July 27, 2020  | By Matthew Kellogg

Attorney Rodney L. Drinnon
McCathern Houston Managing Partner Rodney Drinnon

A client of McCathern Houston Managing Partner Rodney L. Drinnon will now be able to pursue a former customer accountable for six figures in unpaid bills and breach of contract following a recent ruling from the Texas First Court of Appeals declaring that the trial court had dismissed the case in error.

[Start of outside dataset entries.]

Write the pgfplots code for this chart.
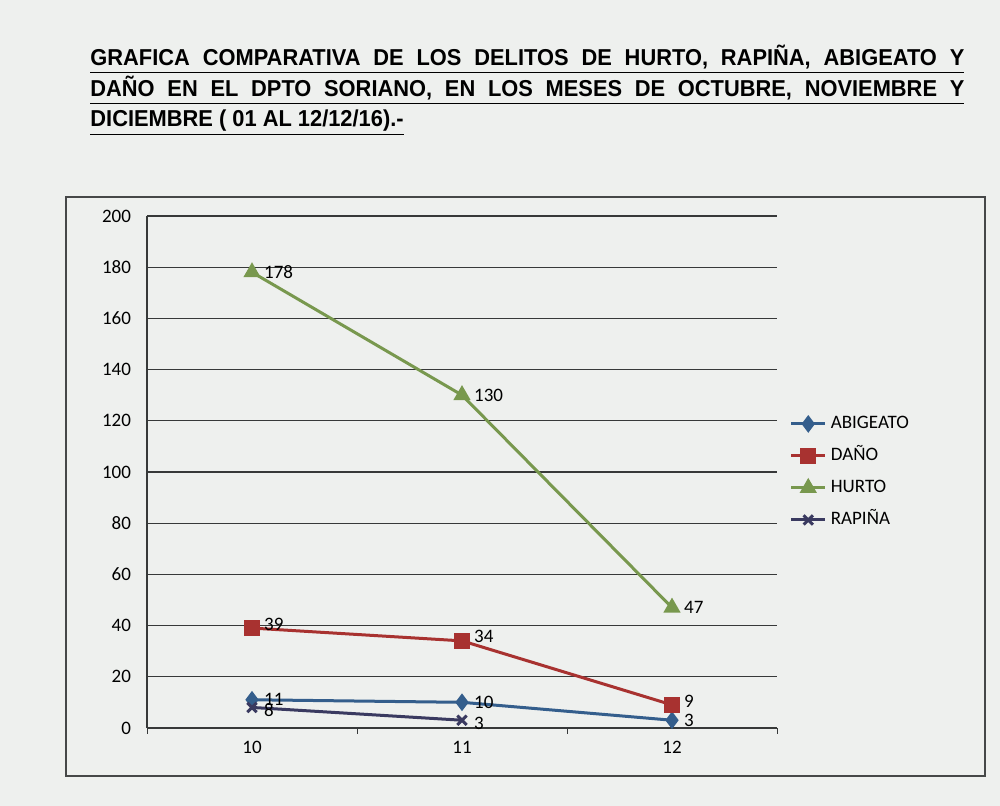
\documentclass[border=0pt]{standalone}
\usepackage{fontspec}
\setmainfont{Carlito}
\newfontfamily\titlefont[FakeStretch=0.95]{Liberation Sans}
\usepackage{pgfplots}
\pgfplotsset{compat=1.18}
\definecolor{paper}{RGB}{238,240,238}
\definecolor{framegray}{RGB}{70,72,72}
\definecolor{gridgray}{RGB}{55,57,57}
\definecolor{abigeato}{RGB}{52,94,140}
\definecolor{dano}{RGB}{168,50,48}
\definecolor{hurto}{RGB}{120,152,78}
\definecolor{rapina}{RGB}{58,58,96}
\newcommand{\tickfont}{\fontsize{9.5}{11}\selectfont}
\begin{document}
\begin{tikzpicture}[x=1pt,y=1pt]
\fill[paper] (0,0) rectangle (500,403);
\draw[framegray, line width=0.7pt] (33,15) rectangle (492.5,304.5);
\begin{scope}[every node/.style={anchor=base west, inner sep=0pt, font=\titlefont\bfseries\fontsize{11.5}{13}\selectfont}]
\node at (45,370) {\underline{\makebox[437pt][s]{GRAFICA COMPARATIVA DE LOS DELITOS DE HURTO, RAPIÑA, ABIGEATO Y}}};
\node at (45,354.5) {\underline{\makebox[437pt][s]{DAÑO EN EL DPTO SORIANO, EN LOS MESES DE OCTUBRE, NOVIEMBRE Y}}};
\node at (45,339.5) {\underline{DICIEMBRE ( 01 AL 12/12/16).-}};
\end{scope}
\begin{axis}[
    at={(70,30.5)}, anchor=south west,
    scale only axis, width=315pt, height=256pt,
    xmin=9.5, xmax=12.5, ymin=0, ymax=200,
    xtick={10,11,12}, ytick={0,20,...,200},
    minor xtick={9.5,10.5,11.5,12.5},
    axis x line*=bottom, axis y line*=left,
    axis line style={gridgray, line width=0.6pt},
    ymajorgrids, grid style={gridgray, line width=0.6pt},
    major tick length=0pt, minor tick length=3pt, tick align=outside,
    minor tick style={gridgray},
    tick label style={font=\tickfont},
    /pgf/number format/assume math mode=true,
    yticklabel style={xshift=-4.5pt},
    xticklabel style={yshift=-3pt},
    clip=false,
    nodes near coords,
    every node near coord/.append style={anchor=west, xshift=2pt, font=\tickfont, text=black},
    legend style={at={(1.01,0.5)}, anchor=west, draw=none, fill=none,
        font=\tickfont, row sep=3pt,
        nodes={text height=7pt, text depth=2pt, inner sep=2pt}},
    legend cell align=left,
]
\addplot[abigeato, line width=1.5pt, mark=diamond*, mark size=3.2pt] coordinates {
    (10,11) (11,10) (12,3)
};
\addlegendentry{ABIGEATO}
\addplot[dano, line width=1.5pt, mark=square*, mark size=3.3pt,
    every node near coord/.append style={yshift=2pt}] coordinates {
    (10,39) (11,34) (12,9)
};
\addlegendentry{DAÑO}
\addplot[hurto, line width=1.5pt, mark=triangle*, mark size=3.5pt] coordinates {
    (10,178) (11,130) (12,47)
};
\addlegendentry{HURTO}
\addplot[rapina, line width=1.5pt, mark=x, mark size=3.3pt,
    every node near coord/.append style={yshift=-1.5pt}] coordinates {
    (10,8) (11,3)
};
\addlegendentry{RAPIÑA}
\end{axis}
\end{tikzpicture}
\end{document}
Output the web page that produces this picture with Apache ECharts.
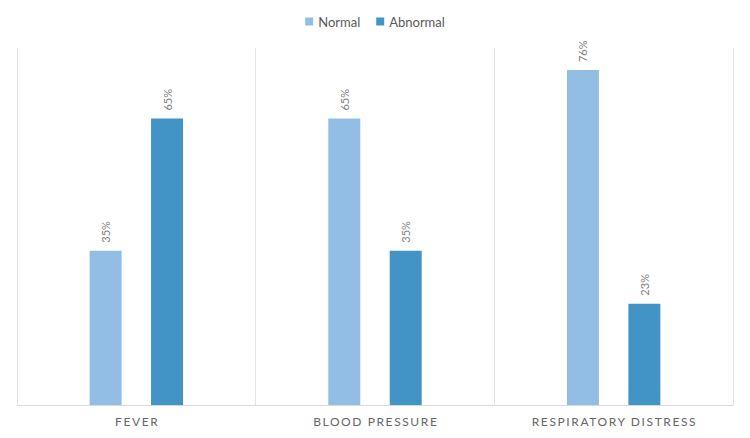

The hard-fought ruling earlier this month is the latest twist in a story that began with a 2008 agreement that Drinnon’s client, the electrical provider Star Electricity d/b/a Startex Power, made with the owners of an office tower, Northpark Office Tower LP. Startex claimed in 2010 that Northpark failed to honor the agreement in 2010 when it ceased paying for electricity. Although Drinnon had obtained summary judgment in his client’s favor on liability, the trial court applied “death penalty sanctions” against him, rendering Startex unable to produce its key expert witness for a deposition and dismissed the case. The trial court did so despite the fact that Drinnon had terminated the deposition of Northpark’s expert because he refused to answer his questions fully and filed a motion for a protective order requiring Northpark’s expert to fully answer his questions before he presented his own expert.

The latest ruling by the Texas First Court of Appeals panel of three judges, however, said that the application of “death penalty sanctions” was improper. Indeed, the appellate court sustained eight (8) out of (9) points of error raised by Drinnon; the only one that wasn’t granted would have reversed and rendered a verdict for StarTex. The ruling is a significant exoneration for Startex and for Drinnon following such a protracted process, and it gives the McCathern client the opportunity to prove damages and collect a substantial judgment.

Rather than commenting on the trial court’s conduct, attorney Rodney Drinnon pointed to the appellate court’s opinion that summed it up appropriately:

“Because the trial court’s order does not comply with the procedural and substantive requirements for imposing such sanctions, we hold that the trial court erred in ordering that the testimony of Madden, Star’s sole expert on liquidated damages, be excluded.”